Introduction: Diabetic foot ulcer (DFU) is dreaded and one of the most intricate medical conditions in diabetes. Improving the healing of DFU is imperative for improved patient outcomes. To consider a biomarker of comprehensive value to patients and health care professionals, it should be cost effective, user friendly, reliable, acceptable, and it should be transferable among various health care settings. We aimed to assess 2 such potential factors: wound surface pH and wound surface temperature as a predictor of healing in DFU.
Methods: DFU patients (n = 54) were assessed in terms of non-healing while evaluating them routinely. The patient’s wound was examined every week till 4 weeks or complete healing, whichever was earlier, and was given a score according to leg ulcer measurement tool (LUMT). Temperature of wounds was measured by “handheld Infrared thermometer” at room temperature. Wound surface pH was measured by handheld Potentiometric pH meter. All these parameters were compared with healing status of the wound which was assessed clinically with the LUMT score.

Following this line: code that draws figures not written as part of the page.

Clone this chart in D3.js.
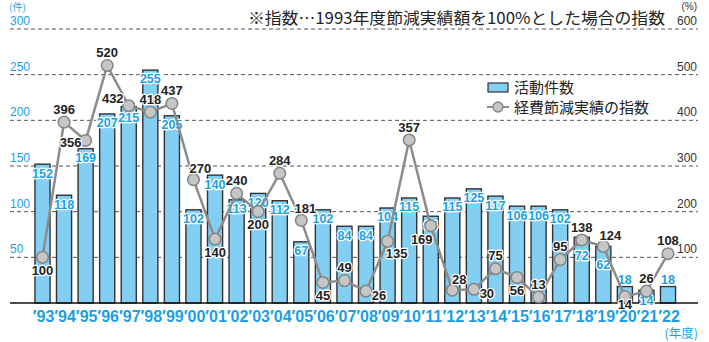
<!DOCTYPE html>
<html lang="ja">
<head>
<meta charset="utf-8">
<script src="https://cdn.jsdelivr.net/npm/d3@7"></script>
<style>
  html, body { margin: 0; padding: 0; background: #fff; }
  svg { display: block; }
  .num { font-family: "Liberation Sans Narrow", "Arial Narrow", "Liberation Sans", sans-serif; }
  .jp { font-family: "Noto Sans CJK JP", sans-serif; }
</style>
</head>
<body>
<svg id="chart" width="709" height="342"></svg>
<script>
// 年度
const years = ["93","94","95","96","97","98","99","00","01","02","03","04","05","06","07",
               "08","09","10","11","12","13","14","15","16","17","18","19","20","21","22"];
// 活動件数（件）
const counts = [152,118,169,207,215,255,205,102,140,113,120,112,67,102,84,
                84,104,115,95,115,125,117,106,106,102,72,62,18,14,18];
// 経費節減実績の指数（1993年度 = 100%）
const indexValues = [100,396,356,520,432,418,437,270,140,240,200,284,181,45,49,
                     26,135,357,169,28,30,75,56,13,95,138,124,14,26,108];
// 目盛
const leftTicks = [50,100,150,200,250,300];
const rightTicks = [100,200,300,400,500,600];

// ラベルの配置（指数ラベル / 件数ラベル）
const indexLabelPlace = ["b","t","l","t","tl","t","t","tr","b","t","b","t","tr2","b","t",
                         "r","br","t","bl","tr","r","t","b","t","t","t","tr","b2","t","t"];
const countLabelPlace = ["in","in","in","in","in2","in","in","in","in","in","in","in","in","in","in",
                         "in","in","in","in","in","in","in","in","in","in","low","low","above","below","above"];

const BLUE = "#1a9fe3";
const BAR = "#82cff3";
const svg = d3.select("#chart");

const plotL = 10, plotR = 698;
const x = d3.scaleBand().domain(years).range([31.7, 678.8]).paddingInner(0.3).paddingOuter(0.15);
const yL = d3.scaleLinear().domain([0, 300]).range([303, 29]);
const yR = d3.scaleLinear().domain([0, 600]).range([303, 29]);

// 破線グリッド
svg.append("g").selectAll("line").data(leftTicks).join("line")
  .attr("x1", plotL).attr("x2", plotR)
  .attr("y1", d => yL(d)).attr("y2", d => yL(d))
  .attr("stroke", "#555").attr("stroke-width", 1).attr("stroke-dasharray", "4,3");

// 左軸ラベル
svg.append("g").selectAll("text").data(leftTicks).join("text")
  .attr("class", "num").attr("x", plotL).attr("y", d => yL(d) - 4)
  .attr("font-size", 12).attr("fill", BLUE).text(d => d);
svg.append("text").attr("class", "jp").attr("x", plotL - 1).attr("y", 11)
  .attr("font-size", 10).attr("fill", BLUE).text("(件)");

// 右軸ラベル
svg.append("g").selectAll("text").data(rightTicks).join("text")
  .attr("class", "num").attr("x", 697).attr("y", d => yR(d) - 4)
  .attr("text-anchor", "end").attr("font-size", 12).attr("fill", "#333").text(d => d);
svg.append("text").attr("class", "num").attr("x", 697).attr("y", 10)
  .attr("text-anchor", "end").attr("font-size", 10).attr("fill", "#333").text("(%)");

// 棒（活動件数）
svg.append("g").selectAll("rect").data(years).join("rect")
  .attr("x", d => x(d)).attr("width", x.bandwidth())
  .attr("y", (d, i) => yL(counts[i])).attr("height", (d, i) => yL(0) - yL(counts[i]))
  .attr("fill", BAR).attr("stroke", "#333").attr("stroke-width", 1.4);

// 基線
svg.append("line").attr("x1", plotL).attr("x2", plotR).attr("y1", yL(0)).attr("y2", yL(0))
  .attr("stroke", "#111").attr("stroke-width", 1.5);

// 件数ラベル
const countDy = { in: 9, in2: 11, low: 18, above: -7, below: 10 };
svg.append("g").selectAll("text").data(years).join("text")
  .attr("class", "num")
  .attr("x", d => x(d) + x.bandwidth() / 2)
  .attr("y", (d, i) => yL(counts[i]) + countDy[countLabelPlace[i]])
  .attr("dy", "0.35em").attr("text-anchor", "middle")
  .attr("font-size", 12.5).attr("font-weight", "bold").attr("fill", BLUE)
  .attr("stroke", "#fff").attr("stroke-width", 2.5).attr("paint-order", "stroke")
  .attr("stroke-linejoin", "round")
  .text((d, i) => counts[i]);

// 指数の折れ線
const cx = d => x(d) + x.bandwidth() / 2;
const line = d3.line().x(d => cx(d)).y((d, i) => yR(indexValues[i]));
svg.append("path").datum(years).attr("d", line)
  .attr("fill", "none").attr("stroke", "#8c8c8c").attr("stroke-width", 2.5);
svg.append("g").selectAll("circle").data(years).join("circle")
  .attr("cx", d => cx(d)).attr("cy", (d, i) => yR(indexValues[i])).attr("r", 5.8)
  .attr("fill", "#c6c6c6").attr("stroke", "#848484").attr("stroke-width", 1.5);

// 指数ラベル
const off = { t: [0, -13], b: [0, 13], b2: [0, 8], l: [-15, 2], r: [13, 4], tl: [-16, -7],
              tr: [7, -11], tr2: [4, -12], bl: [-9, 14], br: [9, 12] };
svg.append("g").selectAll("text").data(years).join("text")
  .attr("class", "num")
  .attr("x", (d, i) => cx(d) + off[indexLabelPlace[i]][0])
  .attr("y", (d, i) => yR(indexValues[i]) + off[indexLabelPlace[i]][1])
  .attr("dy", "0.35em").attr("text-anchor", "middle")
  .attr("font-size", 13).attr("font-weight", "bold").attr("fill", "#222")
  .attr("stroke", "#fff").attr("stroke-width", 2.5).attr("paint-order", "stroke")
  .attr("stroke-linejoin", "round")
  .text((d, i) => indexValues[i]);

// 年度ラベル
svg.append("g").selectAll("text").data(years).join("text")
  .attr("class", "num").attr("x", d => cx(d) + 1).attr("y", 322)
  .attr("text-anchor", "middle").attr("font-size", 16).attr("font-weight", "bold")
  .attr("fill", BLUE)
  .text(d => "\u2032" + d);
svg.append("text").attr("class", "jp").attr("x", 698).attr("y", 338)
  .attr("text-anchor", "end").attr("font-size", 12.5).attr("fill", BLUE).text("(年度)");

// 注記
svg.append("text").attr("class", "jp").attr("x", 248).attr("y", 24)
  .attr("font-size", 16).attr("fill", "#222")
  .attr("textLength", 417).attr("lengthAdjust", "spacingAndGlyphs")
  .text("※指数…1993年度節減実績額を100%とした場合の指数");

// 凡例
const lg = svg.append("g");
lg.append("rect").attr("x", 488).attr("y", 83).attr("width", 20).attr("height", 9)
  .attr("fill", BAR).attr("stroke", "#333").attr("stroke-width", 1.2);
lg.append("text").attr("class", "jp").attr("x", 514).attr("y", 93)
  .attr("font-size", 15).attr("fill", "#222").text("活動件数");
lg.append("line").attr("x1", 487).attr("x2", 509).attr("y1", 107).attr("y2", 107)
  .attr("stroke", "#8c8c8c").attr("stroke-width", 2);
lg.append("circle").attr("cx", 498).attr("cy", 107).attr("r", 5)
  .attr("fill", "#c6c6c6").attr("stroke", "#848484").attr("stroke-width", 1.3);
lg.append("text").attr("class", "jp").attr("x", 514).attr("y", 113)
  .attr("font-size", 15).attr("fill", "#222").text("経費節減実績の指数");
</script>
</body>
</html>
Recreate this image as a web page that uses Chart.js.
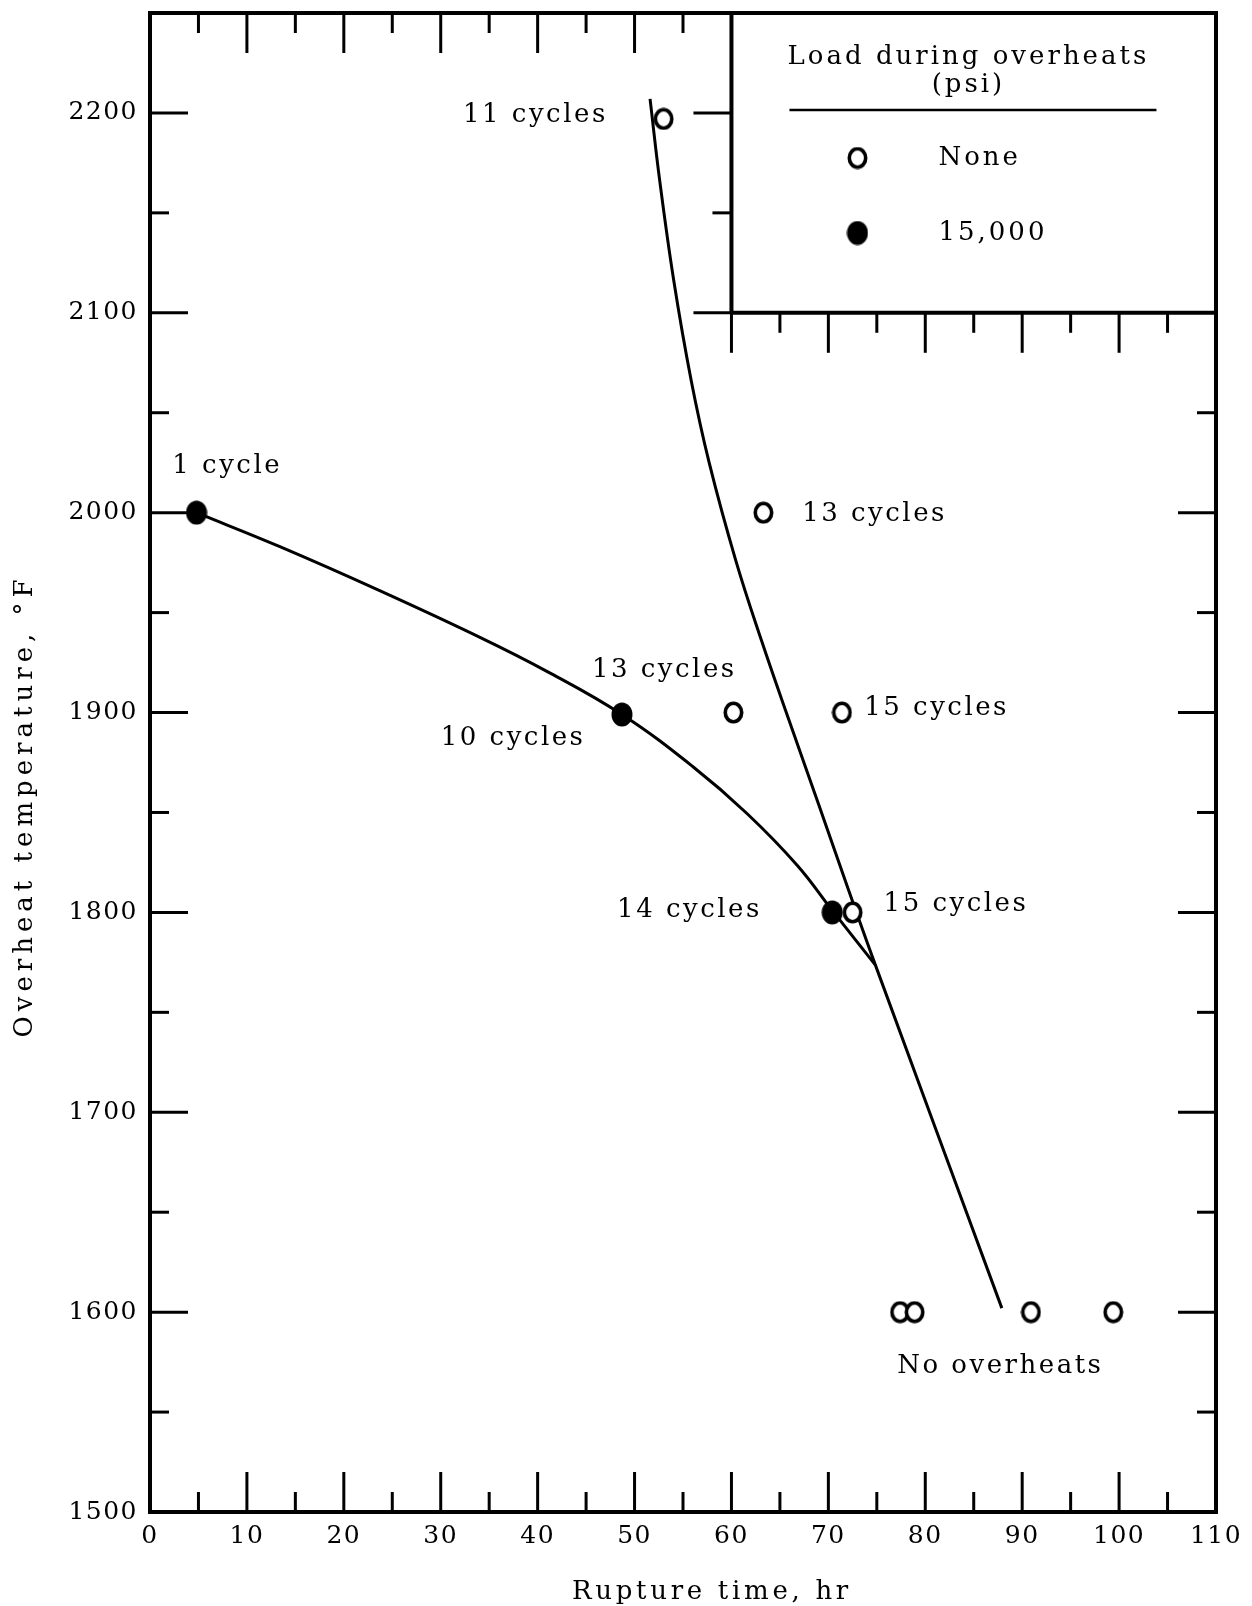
<!DOCTYPE html>
<html>
<head>
<meta charset="utf-8">
<title>Rupture time vs overheat temperature</title>
<script src="https://cdn.jsdelivr.net/npm/chart.js@4.4.1/dist/chart.umd.min.js"></script>
<style>
  html, body { margin: 0; padding: 0; background: #fff; }
  canvas { display: block; }
</style>
</head>
<body>
<canvas id="ruptureChart" width="1252" height="1606"></canvas>
<script>
// specimens overheated with no load
const noLoadTimes = [53.0, 63.3, 60.2, 71.4, 72.5, 77.4, 78.9, 90.9, 99.4];
const noLoadTemps = [2197, 2000, 1900, 1900, 1800, 1600, 1600, 1600, 1600];

// specimens overheated under 15,000 psi
const loadedTimes = [4.8, 48.7, 70.4];
const loadedTemps = [2000, 1899, 1800];

// faired curve through the loaded specimens
const loadedCurveTimes = [4.8, 13.4, 23.7, 34.1, 41.0, 48.7, 56.0, 61.6, 66.8, 70.4, 74.8];
const loadedCurveTemps = [2000, 1983, 1961, 1937.5, 1920.5, 1899, 1873, 1849.5, 1823.5, 1801, 1774];

// faired curve through the unloaded specimens
const noLoadCurveTimes = [51.6, 52.6, 54.05, 55.85, 57.7, 60.45, 63.1, 65.95, 69.0, 72.1, 74.6, 87.9];
const noLoadCurveTemps = [2207, 2166, 2116, 2066, 2025, 1976, 1936, 1896, 1854, 1811, 1777, 1602];

const timeTicks = [0, 10, 20, 30, 40, 50, 60, 70, 80, 90, 100, 110];
const tempTicks = [1500, 1600, 1700, 1800, 1900, 2000, 2100, 2200];

const pointNotes = [
  { text: '11 cycles', time: 32.3, temp: 2199 },
  { text: '1 cycle', time: 2.3, temp: 2023 },
  { text: '13 cycles', time: 67.3, temp: 1999 },
  { text: '13 cycles', time: 45.6, temp: 1921 },
  { text: '10 cycles', time: 30.0, temp: 1887 },
  { text: '15 cycles', time: 73.7, temp: 1902 },
  { text: '14 cycles', time: 48.2, temp: 1801 },
  { text: '15 cycles', time: 75.7, temp: 1804 },
  { text: 'No overheats', time: 77.1, temp: 1573 }
];

const legendTitle = ['Load during overheats', '(psi)'];
const legendLabels = ['None', '15,000'];

const FONT = 'DejaVu Serif';
Chart.defaults.font.family = FONT;
Chart.defaults.color = '#000';

function toPoints(xs, ys) {
  return xs.map((x, i) => ({ x: x, y: ys[i] }));
}

// slightly tall ellipses, like the hand-drawn symbols
function markerImage(w, h, lineWidth, filled) {
  const c = document.createElement('canvas');
  c.width = w;
  c.height = h;
  const g = c.getContext('2d');
  const lw = filled ? 0 : lineWidth;
  g.beginPath();
  g.ellipse(w / 2, h / 2, w / 2 - lw / 2 - 0.5, h / 2 - lw / 2 - 0.5, 0, 0, Math.PI * 2);
  g.fillStyle = filled ? '#000' : '#fff';
  g.fill();
  if (!filled) {
    g.lineWidth = lineWidth;
    g.strokeStyle = '#000';
    g.stroke();
  }
  return c;
}
const openMarker = markerImage(21, 23, 3.6, false);
const solidMarker = markerImage(22, 25, 0, true);

const plotFrame = {
  id: 'plotFrame',
  beforeDraw(chart) {
    chart.ctx.letterSpacing = '1.5px';
  },
  afterDraw(chart) {
    const { ctx, chartArea: a } = chart;
    const x = chart.scales.x;
    const y = chart.scales.y;
    const boxLeft = x.getPixelForValue(60);
    const boxBottom = y.getPixelForValue(2100);

    ctx.save();
    ctx.strokeStyle = '#000';
    ctx.fillStyle = '#000';
    ctx.lineCap = 'butt';

    const seg = (x1, y1, x2, y2) => {
      ctx.beginPath();
      ctx.moveTo(x1, y1);
      ctx.lineTo(x2, y2);
      ctx.stroke();
    };

    // frame and legend box
    ctx.lineWidth = 4;
    ctx.strokeRect(a.left, a.top, a.right - a.left, a.bottom - a.top);
    seg(boxLeft, a.top, boxLeft, boxBottom);
    seg(boxLeft, boxBottom, a.right, boxBottom);

    // tick marks every 5 hr
    ctx.lineWidth = 3;
    for (let t = 5; t < 110; t += 5) {
      const px = x.getPixelForValue(t);
      const len = t % 10 === 0 ? 40 : 20;
      seg(px, a.bottom, px, a.bottom - len);
      if (t < 60) {
        seg(px, a.top, px, a.top + len);
      } else {
        seg(px, boxBottom, px, boxBottom + len);
      }
    }
    // tick marks every 50 F
    for (let v = 1550; v <= 2200; v += 50) {
      const py = y.getPixelForValue(v);
      const len = v % 100 === 0 ? 38 : 19;
      seg(a.left, py, a.left + len, py);
      if (v < 2100) {
        seg(a.right, py, a.right - len, py);
      } else {
        seg(boxLeft, py, boxLeft - len, py);
      }
    }

    // legend
    ctx.font = '26px ' + FONT;
    ctx.letterSpacing = '3px';
    ctx.textBaseline = 'middle';
    ctx.textAlign = 'center';
    ctx.fillText(legendTitle[0], boxLeft + 237, a.top + 44);
    ctx.fillText(legendTitle[1], boxLeft + 237, a.top + 72);
    ctx.lineWidth = 2.5;
    seg(boxLeft + 58, a.top + 97, boxLeft + 425, a.top + 97);
    ctx.drawImage(openMarker, boxLeft + 126 - openMarker.width / 2, a.top + 145 - openMarker.height / 2);
    ctx.drawImage(solidMarker, boxLeft + 126 - solidMarker.width / 2, a.top + 220 - solidMarker.height / 2);
    ctx.textAlign = 'left';
    ctx.fillText(legendLabels[0], boxLeft + 207, a.top + 145);
    ctx.fillText(legendLabels[1], boxLeft + 207, a.top + 220);

    // cycle counts beside the points
    ctx.letterSpacing = '2.5px';
    pointNotes.forEach(n => {
      ctx.fillText(n.text, x.getPixelForValue(n.time), y.getPixelForValue(n.temp));
    });

    // axis titles
    ctx.textAlign = 'center';
    ctx.letterSpacing = '3.7px';
    ctx.fillText('Rupture time, hr', 712, 1592);
    ctx.letterSpacing = '5px';
    ctx.translate(25, 806);
    ctx.rotate(-Math.PI / 2);
    ctx.fillText('Overheat temperature, °F', 0, 0);
    ctx.restore();
  }
};

const ctx = document.getElementById('ruptureChart').getContext('2d');

new Chart(ctx, {
  type: 'scatter',
  data: {
    datasets: [
      {
        label: 'None',
        data: toPoints(noLoadTimes, noLoadTemps),
        pointStyle: openMarker,
        pointRadius: 10,
        order: 0
      },
      {
        label: '15,000',
        data: toPoints(loadedTimes, loadedTemps),
        pointStyle: solidMarker,
        pointRadius: 10,
        order: 1
      },
      {
        label: 'loaded curve',
        data: toPoints(loadedCurveTimes, loadedCurveTemps),
        showLine: true,
        pointRadius: 0,
        borderColor: '#000',
        borderWidth: 3,
        tension: 0.4,
        order: 2
      },
      {
        label: 'unloaded curve',
        data: toPoints(noLoadCurveTimes, noLoadCurveTemps),
        showLine: true,
        pointRadius: 0,
        borderColor: '#000',
        borderWidth: 3,
        tension: 0.4,
        order: 2
      }
    ]
  },
  options: {
    responsive: false,
    animation: false,
    events: [],
    layout: { padding: { top: 13, right: 36, left: 0, bottom: 0 } },
    plugins: {
      legend: { display: false },
      tooltip: { enabled: false }
    },
    scales: {
      x: {
        type: 'linear',
        min: 0,
        max: 110,
        afterBuildTicks: scale => { scale.ticks = timeTicks.map(v => ({ value: v })); },
        afterFit: scale => {
          scale.height = 94;
          scale.paddingLeft = 0;
          scale.paddingRight = 0;
        },
        grid: { display: false, drawTicks: false, tickLength: 0 },
        border: { display: false },
        ticks: {
          autoSkip: false,
          maxRotation: 0,
          padding: 9,
          font: { size: 25 },
          callback: v => String(v)
        }
      },
      y: {
        type: 'linear',
        min: 1500,
        max: 2250,
        afterBuildTicks: scale => { scale.ticks = tempTicks.map(v => ({ value: v })); },
        afterFit: scale => {
          scale.width = 150;
          scale.paddingTop = 0;
          scale.paddingBottom = 0;
        },
        grid: { display: false, drawTicks: false, tickLength: 0 },
        border: { display: false },
        ticks: {
          autoSkip: false,
          padding: 12,
          font: { size: 25 },
          callback: v => String(v)
        }
      }
    }
  },
  plugins: [plotFrame]
});
</script>
</body>
</html>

Results: Wound surface temperature values ranged from 89-92°F (baseline) and 84-88°F (week 4), Leg ulcer measurement tool (LUMT) score was ranging from 43-56 (baseline) and 12-29 (week 4) and wound surface pH was ranging from 7.40-8.10 (baseline) and 7.20-7.40 (week 4). However, correlation studies among them were statistically insignificant.
Conclusion: The possible advantages offered by objective, chair side methods for quick, precise, and sensitive monitoring of wound healing status, suggest that this process will become an important tool in wound healing surveillance and clinical decision making in resolution of non-healing of DFU in future.